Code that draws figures

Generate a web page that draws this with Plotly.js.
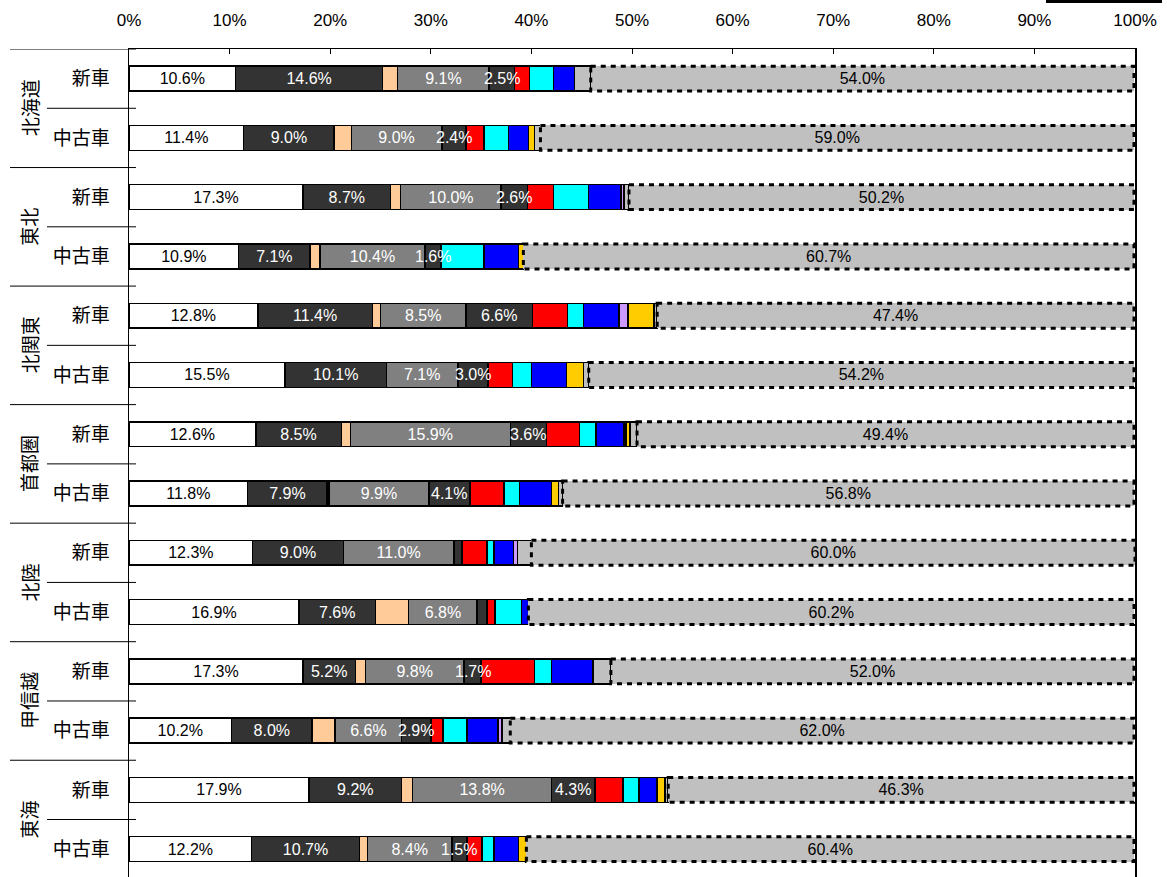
<!DOCTYPE html>
<html>
<head>
<meta charset="utf-8">
<script src="https://cdn.plot.ly/plotly-3.0.1.min.js"></script>
<style>html,body{margin:0;padding:0;background:#fff;}#chart{width:1167px;height:877px;}</style>
</head>
<body>
<div id="chart"></div>
<script>
const regions = ['北海道','東北','北関東','首都圏','北陸','甲信越','東海'];
const carTypes = ['新車','中古車'];
const xTicks = [0,10,20,30,40,50,60,70,80,90,100];

// one value per row: 北海道新車, 北海道中古車, 東北新車, ... 東海中古車
const whiteVals   = [10.6,11.4,17.3,10.9,12.8,15.5,12.6,11.8,12.3,16.9,17.3,10.2,17.9,12.2];
const dark1Vals   = [14.6, 9.0, 8.7, 7.1,11.4,10.1, 8.5, 7.9, 9.0, 7.6, 5.2, 8.0, 9.2,10.7];
const peachVals   = [ 1.5, 1.7, 1.0, 1.0, 0.8, 0.0, 0.9, 0.2, 0.0, 3.3, 1.0, 2.3, 1.1, 0.8];
const grayVals    = [ 9.1, 9.0,10.0,10.4, 8.5, 7.1,15.9, 9.9,11.0, 6.8, 9.8, 6.6,13.8, 8.4];
const dark2Vals   = [ 2.5, 2.4, 2.6, 1.6, 6.6, 3.0, 3.6, 4.1, 0.8, 1.0, 1.7, 2.9, 4.3, 1.5];
const redVals     = [ 1.5, 1.8, 2.6, 0.0, 3.5, 2.4, 3.3, 3.4, 2.5, 0.8, 5.3, 1.2, 2.8, 1.5];
const cyanVals    = [ 2.4, 2.4, 3.5, 4.3, 1.6, 1.9, 1.6, 1.5, 0.7, 2.6, 1.7, 2.4, 1.6, 1.2];
const blueVals    = [ 2.1, 2.0, 3.2, 3.4, 3.5, 3.5, 2.8, 3.2, 1.9, 0.7, 4.1, 3.1, 1.8, 2.4];
const lavVals     = [ 0.0, 0.0, 0.3, 0.0, 0.9, 0.0, 0.2, 0.0, 0.4, 0.0, 0.0, 0.4, 0.0, 0.0];
const yellowVals  = [ 0.0, 0.6, 0.0, 0.5, 2.6, 1.7, 0.4, 0.7, 0.0, 0.0, 0.0, 0.0, 0.8, 0.8];
const ltgrayVals  = [ 1.6, 0.6, 0.5, 0.0, 0.3, 0.5, 0.7, 0.4, 1.4, 0.0, 1.8, 0.8, 0.3, 0.0];
const otherVals   = [54.0,59.0,50.2,60.7,47.4,54.2,49.4,56.8,60.0,60.2,52.0,62.0,46.3,60.4];
// which rows show a label on the second dark segment
const dark2Shown  = [true,true,true,true,true,true,true,true,false,false,true,true,true,true];

const nRows = regions.length * carTypes.length;
const rowIdx = Array.from({length: nRows}, (_, i) => i);
const pct = v => v.toFixed(1) + '%';
const FONT = '"Noto Sans CJK JP", "Noto Sans", sans-serif';
const NUMFONT = '"Liberation Sans", Arial, sans-serif';
const BW = 0.42;
const LBL = 16;

const series = [
  {vals: whiteVals,  color: '#FFFFFF', text: whiteVals.map(pct), tcolor: '#000000'},
  {vals: dark1Vals,  color: '#333333', text: dark1Vals.map(pct), tcolor: '#FFFFFF'},
  {vals: peachVals,  color: '#FFCC99'},
  {vals: grayVals,   color: '#808080', text: grayVals.map(pct), tcolor: '#FFFFFF'},
  {vals: dark2Vals,  color: '#333333'},
  {vals: redVals,    color: '#FF0000'},
  {vals: cyanVals,   color: '#00FFFF'},
  {vals: blueVals,   color: '#0000FF'},
  {vals: lavVals,    color: '#CC99FF'},
  {vals: yellowVals, color: '#FFCC00'},
  {vals: ltgrayVals, color: '#C0C0C0'},
  {vals: otherVals,  color: '#C0C0C0', text: otherVals.map(pct), tcolor: '#000000', noLine: true}
];

const traces = series.map(s => ({
  type: 'bar',
  orientation: 'h',
  y: rowIdx,
  x: s.vals.map(v => v === 0 ? null : v),
  width: BW,
  marker: {color: s.color, line: {color: '#000000', width: s.noLine ? 0 : 1.5}},
  text: s.text || null,
  textposition: s.text ? 'inside' : 'none',
  insidetextanchor: 'middle',
  textangle: 0,
  constraintext: 'none',
  textfont: {family: NUMFONT, size: LBL, color: s.tcolor || '#000'},
  hoverinfo: 'skip',
  showlegend: false,
  cliponaxis: false
}));

const cumStart = (i, k) => { let s = 0; for (let j = 0; j < k; j++) s += series[j].vals[i]; return s; };

const shapes = [];
// dotted outline round the last segment
rowIdx.forEach(i => {
  const start = cumStart(i, series.length - 1);
  shapes.push({type: 'rect', xref: 'x', yref: 'y', layer: 'above',
    x0: start, x1: start + otherVals[i], y0: i - BW/2, y1: i + BW/2,
    line: {color: '#000000', width: 3, dash: '5px,5px'}, fillcolor: 'rgba(0,0,0,0)'});
});
// category separators
const plotW = 1006;
const px = p => (p - 129) / plotW;
for (let g = 0; g < regions.length; g++) {
  shapes.push({type: 'line', xref: 'paper', yref: 'y', x0: px(10), x1: px(136),
    y0: 2*g - 0.5, y1: 2*g - 0.5, line: {color: '#000', width: 1}});
  shapes.push({type: 'line', xref: 'paper', yref: 'y', x0: px(47), x1: px(136),
    y0: 2*g + 0.5, y1: 2*g + 0.5, line: {color: '#000', width: 1}});
}
// legend fragment at top right
shapes.push({type: 'line', xref: 'paper', yref: 'paper', x0: px(1046), x1: px(1162),
  y0: 1 + 47.5/828, y1: 1 + 47.5/828, line: {color: '#000', width: 3}});

const annotations = regions.map((r, g) => ({
  text: r, xref: 'paper', yref: 'y', x: px(29), y: 2*g + 0.5,
  xanchor: 'center', yanchor: 'middle', textangle: -90, showarrow: false,
  font: {family: FONT, size: 19, color: '#000'}
}));
// labels of the second dark segment, drawn above the neighbouring bars
rowIdx.forEach(i => {
  if (!dark2Shown[i]) return;
  annotations.push({text: pct(dark2Vals[i]), xref: 'x', yref: 'y',
    x: cumStart(i, 4) + dark2Vals[i] / 2, y: i, xanchor: 'center', yanchor: 'middle',
    showarrow: false, font: {family: NUMFONT, size: LBL, color: '#FFFFFF'}});
});

const layout = {
  width: 1167, height: 877,
  margin: {l: 129, r: 32, t: 49, b: 0, pad: 0},
  barmode: 'stack',
  paper_bgcolor: '#fff', plot_bgcolor: '#fff',
  font: {family: FONT, color: '#000'},
  xaxis: {
    side: 'top', range: [0, 100], tickvals: xTicks, ticktext: xTicks.map(v => v + '%'),
    ticks: 'inside', ticklen: 5, tickcolor: '#000', tickwidth: 1,
    showline: true, linecolor: '#000', linewidth: 1.5, mirror: false,
    showgrid: false, zeroline: false, ticklabelstandoff: 15,
    tickfont: {family: NUMFONT, size: 17, color: '#000'}, fixedrange: true
  },
  yaxis: {
    range: [13.47, -0.5], tickvals: rowIdx,
    ticktext: rowIdx.map(i => carTypes[i % 2]),
    ticks: '', showline: true, linecolor: '#000', linewidth: 1.5, mirror: true,
    showgrid: false, zeroline: false, ticklabelstandoff: 14,
    tickfont: {family: FONT, size: 19, color: '#000'}, fixedrange: true
  },
  shapes: shapes,
  annotations: annotations
};

Plotly.newPlot('chart', traces, layout, {displayModeBar: false, staticPlot: true});
</script>
</body>
</html>
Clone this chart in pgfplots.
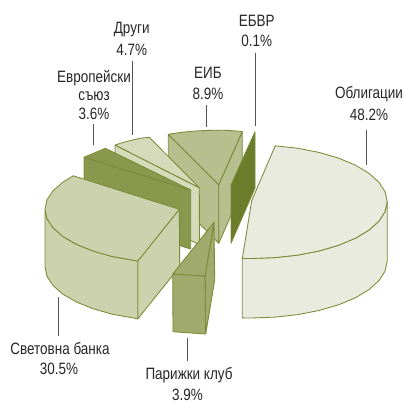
\documentclass[border=0pt]{standalone}
\usepackage{fontspec}
\setmainfont[FakeStretch=0.82]{Liberation Sans}
\usepackage{pgfplots}
\pgfplotsset{compat=1.18}
\definecolor{edge}{HTML}{7A8A35}
\definecolor{bonds}{HTML}{E9EBDF}
\definecolor{world}{HTML}{CCD2AE}
\definecolor{eu}{HTML}{8A984E}
\definecolor{other}{HTML}{D5DABB}
\definecolor{eib}{HTML}{B7BF8F}
\definecolor{paris}{HTML}{A0AA6C}
\definecolor{ebrd}{HTML}{6B7D2A}
\definecolor{leader}{HTML}{555555}
\pgfplotsset{
 face/.style={draw=edge,line width=0.85bp,line join=round,fill=#1,mark=none},
 lead/.style={draw=leader,line width=0.9bp,mark=none},
}
\newcommand{\lab}[3]{\node[font=\fontsize{16.5}{18}\selectfont,text=black!85,inner sep=0pt] at (axis cs:#1,#2) {#3};}
\begin{document}
\begin{tikzpicture}
\begin{axis}[scale only axis,width=404bp,height=403bp,xmin=0,xmax=404,ymin=0,ymax=403,y dir=reverse,hide axis,clip=false]
% keeps the page at the full frame
\addplot[draw=none,mark=none] coordinates {(0,0)(404,403)};
% leader lines
\addplot[lead] coordinates {(255.7,53)(255.7,126)};
\addplot[lead] coordinates {(206.7,105)(206.7,127)};
\addplot[lead] coordinates {(132.3,61)(132.3,135)};
\addplot[lead] coordinates {(93.3,124)(93.3,145)};
\addplot[lead] coordinates {(58.3,297)(58.3,336)};
\addplot[lead] coordinates {(187,338)(187,361)};
\addplot[lead] coordinates {(366.7,130)(366.7,165)};
% EIB
\addplot[face=eib] coordinates {(168.3,134.3)(218.7,184.7)(218.7,243.3)(168.3,192)(168.3,134.3)};
\addplot[face=eib] coordinates {(218.7,184.7)(242.3,131.7)(242.3,190)(218.7,243.3)(218.7,184.7)};
\addplot[face=eib] coordinates {(168.3,134.3)(178.7,132.7)(188.7,131.6)(198.7,130.8)(208.7,130.4)(218.7,130.2)(228.7,130.4)(242.3,131.5)(218.7,184.7)(168.3,134.3)};
% EBRD blade
\addplot[face=ebrd] coordinates {(255,131.7)(231,185)(231,243.3)(255,188)(255,131.7)};
% others
\addplot[face=other] coordinates {(115,145)(199.3,187.7)(199.5,244.5)(190.7,240.5)(115,200)(115,145)};
\addplot[face=other] coordinates {(115,145)(124.3,142.1)(132.3,140.1)(141.3,138.1)(149.3,137.3)(199.3,187.7)(115,145)};
% EU
\addplot[face=eu] coordinates {(84,157.3)(190.7,190)(190.7,249)(84,216)(84,157.3)};
\addplot[face=eu] coordinates {(84,157.3)(105.3,148.3)(190.7,190)(84,157.3)};
% World Bank
\addplot[face=world] coordinates {(179.3,209.3)(179.7,266.7)(137.7,319)(137.7,261)(179.3,209.3)};
\addplot[face=world] coordinates {(45,209.3)(47,218.8)(53.1,227.9)(63,236.55)(76.4,244.3)(93,251)(112.15,256.5)(137.8,261.1)(137.8,318.8)(112.15,314.2)(93,308.7)(76.4,302)(63,294.25)(53.1,285.6)(47,276.5)(45,267)(45,209.3)};
\addplot[face=world] coordinates {(73.3,175.8)(179.3,209.3)(137.8,261.1)(112.15,256.5)(93,251)(76.4,244.3)(63,236.55)(53.1,227.9)(47,218.8)(45,209.3)(47,199.8)(53.1,190.7)(63,182.05)(73.3,175.8)};
% bonds
\addplot[face=bonds] coordinates {(242.3,258.4)(251.7,258.5)(275.2,257.6)(298,255.1)(319.45,250.9)(338.8,245.2)(355.5,238.2)(369,230.1)(379,221.1)(385.1,211.6)(387.2,201.7)(387.2,261.2)(385.1,271.1)(379,280.6)(369,289.6)(355.5,297.7)(338.8,304.7)(319.45,310.4)(298,314.6)(275.2,317.1)(251.7,318)(242.3,317.9)(242.3,258.4)};
\addplot[face=bonds] coordinates {(275.2,145.8)(298,148.3)(319.45,152.5)(338.8,158.2)(355.5,165.2)(369,173.3)(379,182.3)(385.1,191.8)(387.2,201.7)(385.1,211.6)(379,221.1)(369,230.1)(355.5,238.2)(338.8,245.2)(319.45,250.9)(298,255.1)(275.2,257.6)(251.7,258.5)(242.3,258.4)(251.7,200.7)(275.2,145.8)};
% Paris club
\addplot[face=paris] coordinates {(205,276)(214,222.3)(214.7,280)(205.7,334)(205,276)};
\addplot[face=paris] coordinates {(172.7,274)(205,276)(205.7,334)(173,331.7)(172.7,274)};
\addplot[face=paris] coordinates {(172.7,274)(214,222.3)(205,276)(172.7,274)};
% labels
\lab{256.7}{21}{ЕБВР}
\lab{256.7}{41}{0.1\%}
\lab{208}{72.7}{ЕИБ}
\lab{208}{94.3}{8.9\%}
\lab{131.7}{30}{Други}
\lab{131.7}{50}{4.7\%}
\lab{94}{78}{Европейски}
\lab{94}{96}{съюз}
\lab{94}{114}{3.6\%}
\lab{60}{348.3}{Световна банка}
\lab{59}{369}{30.5\%}
\lab{189}{375}{Парижки клуб}
\lab{187.5}{395}{3.9\%}
\lab{369}{94}{Облигации}
\lab{369}{115}{48.2\%}
\end{axis}
\end{tikzpicture}
\end{document}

### PROBLEM DESCRIPTION
Skip the pictures, please, and transcribe only the lines from the beginning of the material through the one that contains "const xTicks = [0,10,20,30,40,50,60,70,80,90,100];".

### WRITTEN RESPONSE
Generate a web page that draws this with Plotly.js.
<!DOCTYPE html>
<html>
<head>
<meta charset="utf-8">
<script src="https://cdn.plot.ly/plotly-3.0.1.min.js"></script>
<style>html,body{margin:0;padding:0;background:#fff;}#chart{width:1167px;height:877px;}</style>
</head>
<body>
<div id="chart"></div>
<script>
const regions = ['北海道','東北','北関東','首都圏','北陸','甲信越','東海'];
const carTypes = ['新車','中古車'];
const xTicks = [0,10,20,30,40,50,60,70,80,90,100];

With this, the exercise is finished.